## Aim
Count how many lines hold the string "this". Give that number alone.

## Supplied data
§ §

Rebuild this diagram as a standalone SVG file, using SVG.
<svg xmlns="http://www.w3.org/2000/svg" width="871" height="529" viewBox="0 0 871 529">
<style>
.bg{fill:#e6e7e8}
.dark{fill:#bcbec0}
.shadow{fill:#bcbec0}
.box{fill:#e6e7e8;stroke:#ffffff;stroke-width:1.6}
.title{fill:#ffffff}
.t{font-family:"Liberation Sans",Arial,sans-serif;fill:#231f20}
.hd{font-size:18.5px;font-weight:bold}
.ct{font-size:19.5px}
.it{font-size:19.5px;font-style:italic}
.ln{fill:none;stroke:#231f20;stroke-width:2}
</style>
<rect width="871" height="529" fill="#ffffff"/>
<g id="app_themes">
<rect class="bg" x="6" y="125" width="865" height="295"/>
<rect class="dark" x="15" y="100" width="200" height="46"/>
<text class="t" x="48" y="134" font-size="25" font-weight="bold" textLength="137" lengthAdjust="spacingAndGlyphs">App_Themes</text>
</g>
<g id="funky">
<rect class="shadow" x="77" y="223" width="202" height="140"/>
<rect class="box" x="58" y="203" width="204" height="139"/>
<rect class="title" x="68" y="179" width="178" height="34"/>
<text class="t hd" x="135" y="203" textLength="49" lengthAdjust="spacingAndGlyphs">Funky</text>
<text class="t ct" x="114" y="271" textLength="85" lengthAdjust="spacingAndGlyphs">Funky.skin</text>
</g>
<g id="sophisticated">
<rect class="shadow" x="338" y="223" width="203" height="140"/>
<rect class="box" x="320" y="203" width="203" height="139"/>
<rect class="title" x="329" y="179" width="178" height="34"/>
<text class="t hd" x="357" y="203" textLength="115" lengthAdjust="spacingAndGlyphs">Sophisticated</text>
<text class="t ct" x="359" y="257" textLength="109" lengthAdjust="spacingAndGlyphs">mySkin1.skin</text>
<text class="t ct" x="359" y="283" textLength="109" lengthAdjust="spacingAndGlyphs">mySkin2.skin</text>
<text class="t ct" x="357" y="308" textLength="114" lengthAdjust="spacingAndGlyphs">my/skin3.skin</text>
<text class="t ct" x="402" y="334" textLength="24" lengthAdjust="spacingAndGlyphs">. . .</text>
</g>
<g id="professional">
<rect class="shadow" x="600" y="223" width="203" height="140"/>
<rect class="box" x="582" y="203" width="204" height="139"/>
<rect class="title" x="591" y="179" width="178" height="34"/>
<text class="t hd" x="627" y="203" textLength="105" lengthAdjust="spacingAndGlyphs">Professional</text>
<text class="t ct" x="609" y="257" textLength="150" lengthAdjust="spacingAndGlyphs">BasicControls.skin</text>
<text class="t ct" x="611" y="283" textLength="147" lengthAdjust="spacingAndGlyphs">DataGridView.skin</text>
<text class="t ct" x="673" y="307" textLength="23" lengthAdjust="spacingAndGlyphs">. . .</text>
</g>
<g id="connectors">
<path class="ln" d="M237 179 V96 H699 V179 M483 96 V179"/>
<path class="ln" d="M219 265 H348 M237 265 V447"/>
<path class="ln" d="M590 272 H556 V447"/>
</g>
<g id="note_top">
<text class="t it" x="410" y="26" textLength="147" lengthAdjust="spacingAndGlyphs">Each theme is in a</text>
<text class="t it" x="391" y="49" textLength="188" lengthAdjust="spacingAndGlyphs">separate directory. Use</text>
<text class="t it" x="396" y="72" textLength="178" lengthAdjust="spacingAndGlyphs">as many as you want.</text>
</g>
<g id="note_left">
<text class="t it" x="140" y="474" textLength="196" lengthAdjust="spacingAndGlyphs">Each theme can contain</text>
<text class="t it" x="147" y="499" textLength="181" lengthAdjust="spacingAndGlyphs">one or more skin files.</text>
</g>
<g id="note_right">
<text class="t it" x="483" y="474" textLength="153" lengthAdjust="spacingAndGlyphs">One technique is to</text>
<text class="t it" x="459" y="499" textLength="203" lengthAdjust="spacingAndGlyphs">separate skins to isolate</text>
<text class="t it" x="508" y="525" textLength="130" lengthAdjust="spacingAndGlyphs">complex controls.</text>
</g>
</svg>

§ §

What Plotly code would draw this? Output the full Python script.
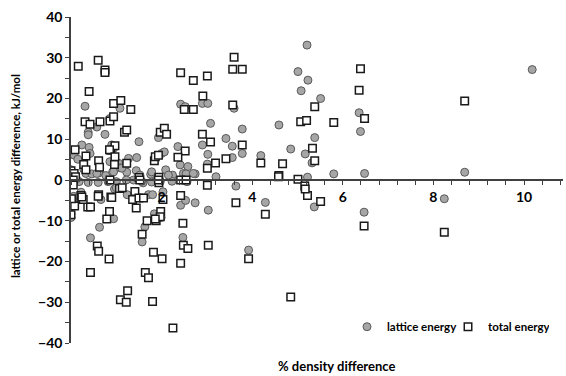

§ §

## Answer to the exercise
2